Convolution: The mathematical operation of applying a filter/kernel to the input data, which helps extract features by performing element wise multiplication and summation.

Convolutional Layer: The layer in a CNN that applies convolutional operations to the input data using one or more filters/kernels.

Filter/Kernel: A small matrix of weights that is convolved with the input data to produce a feature map.

Feature Map: The output of a convolutional layer, which represents the presence of specific features in the input data.

Pooling: A downsampling operation that reduces the spatial dimensions of the feature maps by selecting the most important or representative values.

Pooling Layer: The layer in a CNN that performs pooling operations to reduce the spatial dimensions and extract salient features from the feature maps.

Stride: The step size used to move the filter/kernel during the convolution operation.

Padding: Adding additional pixels or values around the input data to preserve spatial information during convolution.

How CNN works?

  1. Input Layer: The input to the CNN is typically an image or a set of images. Each image is represented as a grid of pixels, where each pixel contains color information (RGB values) or grayscale intensity.

  2. Convolutional Layers: The CNN begins with one or more convolutional layers. Each convolutional layer consists of multiple filters/kernels, which are small matrices of weights. These filters are convolved with the input data using a sliding window approach. The filters detect specific features or patterns by performing element-wise multiplication and summation.

  3. Activation Function: After the convolution operation, an activation function, such as ReLU (Rectified Linear Unit), is applied element-wise to introduce non-linearity.

  4. Pooling Layers: To reduce the spatial dimensions of the feature maps and extract the most important information, pooling layers are added. Common types of pooling operations include max pooling or average pooling. Pooling helps reduce the number of parameters and computational complexity while retaining the most salient features.

  5. Fully Connected Layers: After several convolutional and pooling layers, the feature maps are flattened into a one-dimensional vector. These flattened features are then passed to one or more fully connected layers, where each neuron is connected to every neuron in the previous and next layers. Fully connected layers are responsible for performing high-level feature representation and can be used for classification or regression tasks.

  6. Output Layer: The final fully connected layer is typically followed by an output layer that produces the desired output. The number of neurons in the output layer depends on the specific task. For example, in image classification, the number of neurons in the output layer corresponds to the number of classes, and the output represents the probability distribution over the classes.

  7. Loss Function and Optimization: During training, the CNN's output is compared to the true labels using a loss function, such as cross entropy. The loss function measures the discrepancy between the predicted output and the true output. The goal of the training process is to minimize this loss. Optimization algorithms, such as gradient descent, are used to iteratively adjust the weights of the network based on the computed gradients.

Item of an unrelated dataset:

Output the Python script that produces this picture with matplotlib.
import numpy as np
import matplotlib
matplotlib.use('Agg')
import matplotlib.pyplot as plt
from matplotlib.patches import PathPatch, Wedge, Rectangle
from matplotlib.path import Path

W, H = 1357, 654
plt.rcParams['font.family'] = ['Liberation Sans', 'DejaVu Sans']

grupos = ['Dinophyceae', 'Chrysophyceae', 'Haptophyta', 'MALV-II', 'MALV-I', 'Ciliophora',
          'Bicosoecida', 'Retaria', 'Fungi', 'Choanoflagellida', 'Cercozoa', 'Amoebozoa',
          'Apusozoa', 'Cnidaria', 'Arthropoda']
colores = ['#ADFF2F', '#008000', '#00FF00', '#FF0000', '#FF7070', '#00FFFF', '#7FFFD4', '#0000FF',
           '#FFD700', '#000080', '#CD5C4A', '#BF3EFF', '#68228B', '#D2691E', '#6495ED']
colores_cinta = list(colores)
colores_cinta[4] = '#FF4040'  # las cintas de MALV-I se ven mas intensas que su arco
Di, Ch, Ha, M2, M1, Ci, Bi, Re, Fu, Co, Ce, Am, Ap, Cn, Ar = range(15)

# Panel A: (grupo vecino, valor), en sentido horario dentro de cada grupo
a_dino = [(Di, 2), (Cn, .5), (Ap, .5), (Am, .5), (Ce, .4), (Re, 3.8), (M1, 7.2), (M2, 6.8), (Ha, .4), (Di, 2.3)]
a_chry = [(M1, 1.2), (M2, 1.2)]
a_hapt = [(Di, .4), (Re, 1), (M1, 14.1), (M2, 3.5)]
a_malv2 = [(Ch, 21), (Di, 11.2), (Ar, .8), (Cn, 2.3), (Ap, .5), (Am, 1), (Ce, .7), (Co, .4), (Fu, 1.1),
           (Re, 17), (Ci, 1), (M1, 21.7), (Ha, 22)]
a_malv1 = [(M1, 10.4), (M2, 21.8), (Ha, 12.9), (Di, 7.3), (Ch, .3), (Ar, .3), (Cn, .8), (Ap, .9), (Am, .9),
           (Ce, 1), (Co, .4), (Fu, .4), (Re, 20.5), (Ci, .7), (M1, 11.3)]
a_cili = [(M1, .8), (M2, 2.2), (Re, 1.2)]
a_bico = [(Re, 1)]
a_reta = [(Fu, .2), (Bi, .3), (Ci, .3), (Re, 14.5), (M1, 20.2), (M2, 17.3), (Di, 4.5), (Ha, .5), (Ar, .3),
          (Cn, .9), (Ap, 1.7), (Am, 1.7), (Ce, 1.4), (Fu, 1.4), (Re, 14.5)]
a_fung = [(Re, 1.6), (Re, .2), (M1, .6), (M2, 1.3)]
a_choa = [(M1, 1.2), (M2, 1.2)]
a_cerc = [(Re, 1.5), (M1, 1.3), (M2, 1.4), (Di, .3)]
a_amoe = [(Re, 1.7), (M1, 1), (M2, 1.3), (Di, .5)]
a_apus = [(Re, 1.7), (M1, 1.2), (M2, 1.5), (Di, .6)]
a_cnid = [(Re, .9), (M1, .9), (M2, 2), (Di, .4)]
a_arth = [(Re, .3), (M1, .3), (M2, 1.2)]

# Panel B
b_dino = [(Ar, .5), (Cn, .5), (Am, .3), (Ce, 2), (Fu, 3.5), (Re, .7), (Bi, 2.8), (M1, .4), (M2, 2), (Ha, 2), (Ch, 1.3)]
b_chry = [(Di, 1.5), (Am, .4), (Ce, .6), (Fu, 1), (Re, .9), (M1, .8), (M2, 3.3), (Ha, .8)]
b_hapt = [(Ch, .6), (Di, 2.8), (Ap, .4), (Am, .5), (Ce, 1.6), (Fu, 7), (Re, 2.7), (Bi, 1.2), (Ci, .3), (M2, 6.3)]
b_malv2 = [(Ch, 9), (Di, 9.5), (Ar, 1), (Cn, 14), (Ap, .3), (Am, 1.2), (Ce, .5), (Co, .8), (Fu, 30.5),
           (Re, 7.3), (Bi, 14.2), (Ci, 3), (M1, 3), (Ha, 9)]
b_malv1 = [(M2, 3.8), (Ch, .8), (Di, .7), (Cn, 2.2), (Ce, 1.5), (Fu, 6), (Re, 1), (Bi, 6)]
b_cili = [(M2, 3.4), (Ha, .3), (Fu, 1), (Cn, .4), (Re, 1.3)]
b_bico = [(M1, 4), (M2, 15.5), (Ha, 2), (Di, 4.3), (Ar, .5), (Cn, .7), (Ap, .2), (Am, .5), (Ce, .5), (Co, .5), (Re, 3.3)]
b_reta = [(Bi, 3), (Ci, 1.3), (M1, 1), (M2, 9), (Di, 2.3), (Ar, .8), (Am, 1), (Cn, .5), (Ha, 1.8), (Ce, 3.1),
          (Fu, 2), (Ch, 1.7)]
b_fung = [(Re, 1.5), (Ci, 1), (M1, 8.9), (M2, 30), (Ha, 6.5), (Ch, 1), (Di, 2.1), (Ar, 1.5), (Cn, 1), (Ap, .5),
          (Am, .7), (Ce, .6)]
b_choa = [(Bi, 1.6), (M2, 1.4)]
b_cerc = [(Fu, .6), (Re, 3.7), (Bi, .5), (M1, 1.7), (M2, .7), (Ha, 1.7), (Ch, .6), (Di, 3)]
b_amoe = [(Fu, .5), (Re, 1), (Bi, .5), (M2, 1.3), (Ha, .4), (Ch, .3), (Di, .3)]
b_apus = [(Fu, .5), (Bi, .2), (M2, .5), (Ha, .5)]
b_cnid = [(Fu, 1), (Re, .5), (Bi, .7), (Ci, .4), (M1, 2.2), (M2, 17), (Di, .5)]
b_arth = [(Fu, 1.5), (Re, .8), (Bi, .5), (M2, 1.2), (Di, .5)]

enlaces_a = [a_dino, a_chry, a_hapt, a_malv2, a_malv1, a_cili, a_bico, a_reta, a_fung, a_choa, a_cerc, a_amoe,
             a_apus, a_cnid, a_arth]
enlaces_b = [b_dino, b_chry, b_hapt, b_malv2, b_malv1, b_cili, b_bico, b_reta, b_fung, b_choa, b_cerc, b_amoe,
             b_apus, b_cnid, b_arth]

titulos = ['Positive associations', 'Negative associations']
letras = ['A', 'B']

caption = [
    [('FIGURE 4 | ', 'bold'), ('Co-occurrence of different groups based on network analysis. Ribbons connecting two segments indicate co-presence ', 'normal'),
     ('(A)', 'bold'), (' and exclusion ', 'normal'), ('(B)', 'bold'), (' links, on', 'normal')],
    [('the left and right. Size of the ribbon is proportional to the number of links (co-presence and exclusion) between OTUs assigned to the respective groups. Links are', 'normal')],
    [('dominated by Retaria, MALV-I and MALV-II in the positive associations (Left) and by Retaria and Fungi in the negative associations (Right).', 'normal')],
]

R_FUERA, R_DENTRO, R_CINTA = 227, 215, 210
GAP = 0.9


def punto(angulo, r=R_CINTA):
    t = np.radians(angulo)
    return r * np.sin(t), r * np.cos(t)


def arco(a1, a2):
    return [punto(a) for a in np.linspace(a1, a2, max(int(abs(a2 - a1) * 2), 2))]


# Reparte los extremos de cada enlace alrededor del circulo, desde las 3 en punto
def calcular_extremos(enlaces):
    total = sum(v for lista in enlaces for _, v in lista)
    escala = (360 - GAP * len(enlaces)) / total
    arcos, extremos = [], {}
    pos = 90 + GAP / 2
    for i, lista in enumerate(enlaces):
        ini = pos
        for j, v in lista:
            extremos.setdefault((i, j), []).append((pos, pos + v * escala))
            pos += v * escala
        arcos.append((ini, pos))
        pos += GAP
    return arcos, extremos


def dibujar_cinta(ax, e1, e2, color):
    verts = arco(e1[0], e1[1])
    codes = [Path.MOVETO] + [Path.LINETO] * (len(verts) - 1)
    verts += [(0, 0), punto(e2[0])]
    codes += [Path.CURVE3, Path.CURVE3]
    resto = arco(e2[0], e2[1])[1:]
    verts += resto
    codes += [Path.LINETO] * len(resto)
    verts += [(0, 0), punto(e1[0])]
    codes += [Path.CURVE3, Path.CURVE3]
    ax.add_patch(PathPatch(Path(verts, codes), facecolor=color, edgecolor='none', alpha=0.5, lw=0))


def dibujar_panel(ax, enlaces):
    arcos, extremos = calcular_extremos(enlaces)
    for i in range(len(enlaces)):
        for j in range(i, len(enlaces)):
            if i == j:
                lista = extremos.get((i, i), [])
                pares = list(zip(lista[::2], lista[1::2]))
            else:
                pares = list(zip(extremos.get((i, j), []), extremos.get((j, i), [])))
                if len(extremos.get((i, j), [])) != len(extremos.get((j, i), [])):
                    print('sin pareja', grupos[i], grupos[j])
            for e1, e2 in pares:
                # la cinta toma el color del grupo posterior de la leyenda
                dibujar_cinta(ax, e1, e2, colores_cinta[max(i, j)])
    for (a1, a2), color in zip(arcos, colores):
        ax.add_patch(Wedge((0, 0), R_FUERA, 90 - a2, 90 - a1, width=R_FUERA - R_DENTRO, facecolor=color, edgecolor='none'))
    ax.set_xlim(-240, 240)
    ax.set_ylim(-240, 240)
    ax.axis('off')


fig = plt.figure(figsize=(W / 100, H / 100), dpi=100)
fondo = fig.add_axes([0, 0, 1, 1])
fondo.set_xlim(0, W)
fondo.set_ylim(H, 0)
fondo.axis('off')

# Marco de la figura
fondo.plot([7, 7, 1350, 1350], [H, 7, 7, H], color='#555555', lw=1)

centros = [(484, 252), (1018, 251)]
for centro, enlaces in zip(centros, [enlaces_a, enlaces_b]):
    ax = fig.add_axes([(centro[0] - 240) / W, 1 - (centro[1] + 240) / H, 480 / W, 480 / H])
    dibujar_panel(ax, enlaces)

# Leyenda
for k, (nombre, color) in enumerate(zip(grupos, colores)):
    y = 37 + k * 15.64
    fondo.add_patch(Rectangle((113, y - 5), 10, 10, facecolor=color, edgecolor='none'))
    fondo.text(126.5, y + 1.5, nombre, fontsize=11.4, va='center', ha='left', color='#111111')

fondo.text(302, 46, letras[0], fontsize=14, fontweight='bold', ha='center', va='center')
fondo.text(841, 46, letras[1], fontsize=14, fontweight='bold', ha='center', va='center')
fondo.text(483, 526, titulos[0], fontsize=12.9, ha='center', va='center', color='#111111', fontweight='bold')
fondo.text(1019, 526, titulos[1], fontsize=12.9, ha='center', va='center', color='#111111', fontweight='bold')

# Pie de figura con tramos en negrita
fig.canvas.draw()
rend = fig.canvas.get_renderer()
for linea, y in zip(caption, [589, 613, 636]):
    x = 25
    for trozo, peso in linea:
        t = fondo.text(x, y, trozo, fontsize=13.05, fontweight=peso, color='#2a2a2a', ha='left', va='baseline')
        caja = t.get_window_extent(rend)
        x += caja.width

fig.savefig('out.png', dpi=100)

  8. Backpropagation: Backpropagation is used to compute and propagate gradients through the network. The gradients are used to update the weights in a direction that reduces the loss. The process of forward propagation and backpropagation is repeated for a certain number of epochs to train the CNN. (Detailed Article coming soon)

  9. Inference: Once the CNN is trained, it can be used for inference on new, unseen data. The input data is passed through the network, and the output is obtained from the output layer

Advantage of CNN

Hierarchical Feature Learning: CNNs are designed to automatically learn hierarchical representations of features. Convolutional layers capture low-level features like edges and textures, while deeper layers capture higher-level features like shapes and object parts. This hierarchical feature learning enables CNNs to extract meaningful representations from raw visual data.

Spatial Invariance: CNNs are able to achieve spatial invariance, meaning they can recognize patterns or features regardless of their location in the input data. This is achieved through the use of shared weights in convolutional layers, where the same filters are applied across the entire input, allowing the network to learn local patterns irrespective of their position.

Parameter Sharing: CNNs exploit the idea of parameter sharing, meaning that the same filters are applied to different spatial locations of the input. This significantly reduces the number of parameters in the network compared to fully connected networks, making CNNs more efficient in terms of memory usage and computational requirements.

Translation Invariance: CNNs are capable of achieving translation invariance, meaning they can recognize objects or features even if they are slightly shifted or translated in the input image. This is because the convolutional operation is performed at different locations across the input, allowing the network to capture local patterns irrespective of their precise location.

Sparse Connectivity: CNNs have sparse connectivity, which means that each neuron is only connected to a small local region of the input. This sparse connectivity reduces the computational complexity of the network and enables efficient processing of large-scale visual data.

Effective Parameter Learning: CNNs leverage gradient-based optimization techniques, such as backpropagation, to learn the optimal weights and parameters during training. This allows the network to adapt and improve its performance on specific tasks by minimizing the defined loss function.

Transfer Learning: CNNs trained on large datasets, such as ImageNet, can be used as feature extractors for new, smaller datasets. This transfer learning approach allows CNNs to leverage pre-trained knowledge and generalize well to new tasks even with limited training data.